_Exercise objective_
Quote every line below exactly and skip any picture.
-- begin Collected data --
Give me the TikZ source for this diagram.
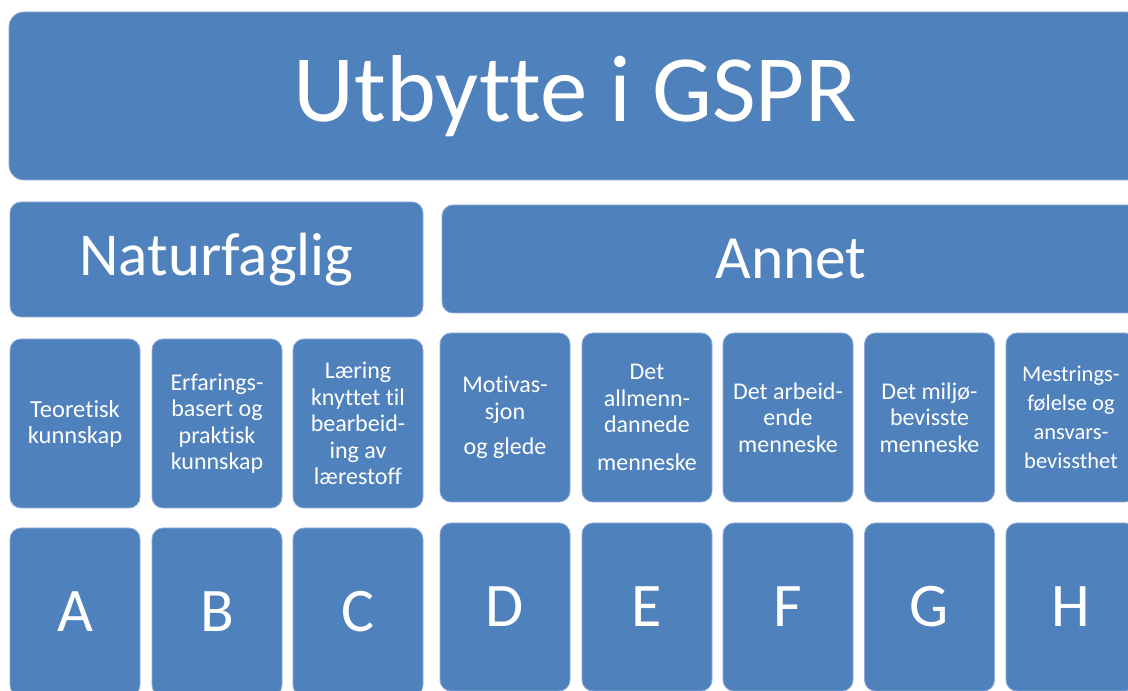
\documentclass[tikz,border=0pt]{standalone}
\usepackage{fontspec}
\setmainfont{Carlito}[Ligatures=NoCommon]
\definecolor{boxblue}{HTML}{4F81BD}
\definecolor{boxedge}{HTML}{8EAAD6}
\tikzset{
  box/.style={draw=boxedge, line width=0.8pt, fill=boxblue, rounded corners=11pt, text=white, inner sep=0pt, align=center},
  small/.style={box, minimum width=130pt, minimum height=169pt, font=\fontsize{24}{26.5}\selectfont},
  letter/.style={box, minimum width=130pt, minimum height=168pt, font=\fontsize{62}{70}\selectfont},
}
\begin{document}
\begin{tikzpicture}[x=1pt,y=1pt]
\useasboundingbox (0,0) rectangle (1128,691);
\clip (0,0) rectangle (1128,691);
\node[box, rounded corners=15pt, minimum width=1132pt, minimum height=168pt, font=\fontsize{95}{105}\selectfont] (title) at (575,595) {\raisebox{-4pt}{Utbytte i GSPR}};
\node[box, minimum width=413pt, minimum height=115pt, font=\fontsize{61}{70}\selectfont] (natur) at (216.5,431.5) {\raisebox{-2pt}{Naturfaglig}};
\node[box, minimum width=698pt, minimum height=108pt, font=\fontsize{61.5}{70}\selectfont] (annet) at (791,432) {Annet};
% row 3
\node[small, font=\fontsize{24.5}{26}\selectfont] (t1) at (75,267.5) {Teoretisk\\kunnskap};
\node[small] (t2) at (217,267.5) {Erfarings-\\basert og\\praktisk\\kunnskap};
\node[small] (t3) at (358,267.5) {Læring\\knyttet til\\bearbeid-\\ing av\\lærestoff};
\node[small] (t4) at (505,273.5) {Motivas-\\sjon\\[9pt]og glede};
\node[small] (t5) at (647,273.5) {Det\\allmenn-\\dannede\\[11pt]menneske};
\node[small] (t6) at (788,273.5) {Det arbeid-\\ende\\menneske};
\node[small] (t7) at (929.5,273.5) {Det miljø-\\bevisste\\menneske};
\node[small, font=\fontsize{22.5}{29}\selectfont] (t8) at (1071,273.5) {Mestrings-\\følelse og\\ansvars-\\bevissthet};
% row 4
\node[letter] (a) at (75,79) {A};
\node[letter] (b) at (217,79) {B};
\node[letter] (c) at (358,79) {C};
\node[letter] (d) at (505,84) {D};
\node[letter] (e) at (647,84) {E};
\node[letter] (f) at (788,84) {F};
\node[letter] (g) at (929.5,84) {G};
\node[letter] (h) at (1071,84) {H};
\end{tikzpicture}
\end{document}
-- end Collected data --
_Answer below_
Give me the TikZ source for this diagram.
\documentclass[tikz,border=0pt]{standalone}
\usepackage{fontspec}
\setmainfont{Carlito}[Ligatures=NoCommon]
\definecolor{boxblue}{HTML}{4F81BD}
\definecolor{boxedge}{HTML}{8EAAD6}
\tikzset{
  box/.style={draw=boxedge, line width=0.8pt, fill=boxblue, rounded corners=11pt, text=white, inner sep=0pt, align=center},
  small/.style={box, minimum width=130pt, minimum height=169pt, font=\fontsize{24}{26.5}\selectfont},
  letter/.style={box, minimum width=130pt, minimum height=168pt, font=\fontsize{62}{70}\selectfont},
}
\begin{document}
\begin{tikzpicture}[x=1pt,y=1pt]
\useasboundingbox (0,0) rectangle (1128,691);
\clip (0,0) rectangle (1128,691);
\node[box, rounded corners=15pt, minimum width=1132pt, minimum height=168pt, font=\fontsize{95}{105}\selectfont] (title) at (575,595) {\raisebox{-4pt}{Utbytte i GSPR}};
\node[box, minimum width=413pt, minimum height=115pt, font=\fontsize{61}{70}\selectfont] (natur) at (216.5,431.5) {\raisebox{-2pt}{Naturfaglig}};
\node[box, minimum width=698pt, minimum height=108pt, font=\fontsize{61.5}{70}\selectfont] (annet) at (791,432) {Annet};
% row 3
\node[small, font=\fontsize{24.5}{26}\selectfont] (t1) at (75,267.5) {Teoretisk\\kunnskap};
\node[small] (t2) at (217,267.5) {Erfarings-\\basert og\\praktisk\\kunnskap};
\node[small] (t3) at (358,267.5) {Læring\\knyttet til\\bearbeid-\\ing av\\lærestoff};
\node[small] (t4) at (505,273.5) {Motivas-\\sjon\\[9pt]og glede};
\node[small] (t5) at (647,273.5) {Det\\allmenn-\\dannede\\[11pt]menneske};
\node[small] (t6) at (788,273.5) {Det arbeid-\\ende\\menneske};
\node[small] (t7) at (929.5,273.5) {Det miljø-\\bevisste\\menneske};
\node[small, font=\fontsize{22.5}{29}\selectfont] (t8) at (1071,273.5) {Mestrings-\\følelse og\\ansvars-\\bevissthet};
% row 4
\node[letter] (a) at (75,79) {A};
\node[letter] (b) at (217,79) {B};
\node[letter] (c) at (358,79) {C};
\node[letter] (d) at (505,84) {D};
\node[letter] (e) at (647,84) {E};
\node[letter] (f) at (788,84) {F};
\node[letter] (g) at (929.5,84) {G};
\node[letter] (h) at (1071,84) {H};
\end{tikzpicture}
\end{document}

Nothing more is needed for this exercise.